Review: CM

From: Di Niu <dniu_at_eecg.toronto.edu>
Date: Tue, 10 Oct 2006 00:25:47 -0400

Review: An Integrated Congestion Management Architecture for Internet
Hosts (CM)

Reviewer: Di Niu

This is an original and solid paper, which presents a novel framework
called CM for managing network congestion from an end-to-end
perspective. The underlying motivation behind the new scheme is that
existing TCP congestion controls are unresponsive in face of
congestion. However, responsiveness is more and more important in a
modern network for reasons such as the prevalence of multiple
concurrent, short TCP connections and UDP based streaming. These
characteristics of the modern internet demands highly on the
responding speed of congestion control protocols. By going back to
the end-to-end argument, this paper tries to circumvent the hairiness
of coordinating competing flows in the routers, as well as to promote
internet's responsiveness to congestion.

CM implements all of its congestion control at the sender and the
receiver. The basic idea is to adjust traffic at the sender based on
the feedback from the receivers. This information is contained in a
CM header. The detailed mechanisms of CM are intricate. It
incorporates a window-based AIMD scheme with traffic shaping, a loss-
resilient protocol to periodically elicit feedback from receivers, an
exponential aging mechanism to regulate transmissions in a stable
manner when feedback is infrequent and a scheduler to apportion
bandwidth to flows. The paper also presents the CM API , an API for
applications and transport protocols to learn about and adapt to
network congestion and varying bandwidth.

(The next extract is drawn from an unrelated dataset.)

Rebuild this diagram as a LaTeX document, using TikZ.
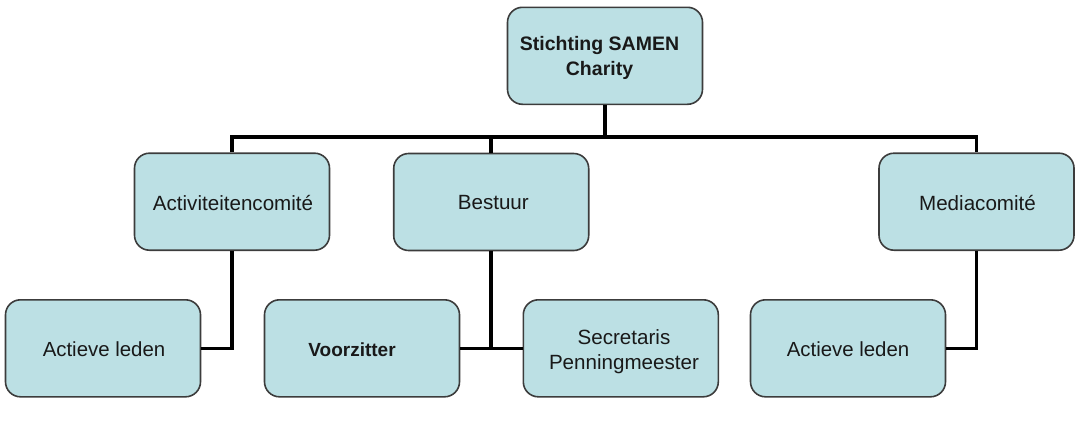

However, the paper is not without drawbacks. It seems when the
congestion control studies have become more and more hairy, all
trying to refine mechanisms at routers to coordinate competing flows,
this paper proposes to go back to E2E arguments. It is somehow the
dramatical contrast between CM and its contemporary protocols that
has distinguishes this paper. If it were published just after
Jacobson's original paper on congestion control, I doubt that the
value of CM may be get discounted. Actually, the paper just compared
CM with newReno which is not suitable for new scenarios. This is
certainly not enough. I think it's better to compare CM with all the
protocols that dated all the way back to Jacobson.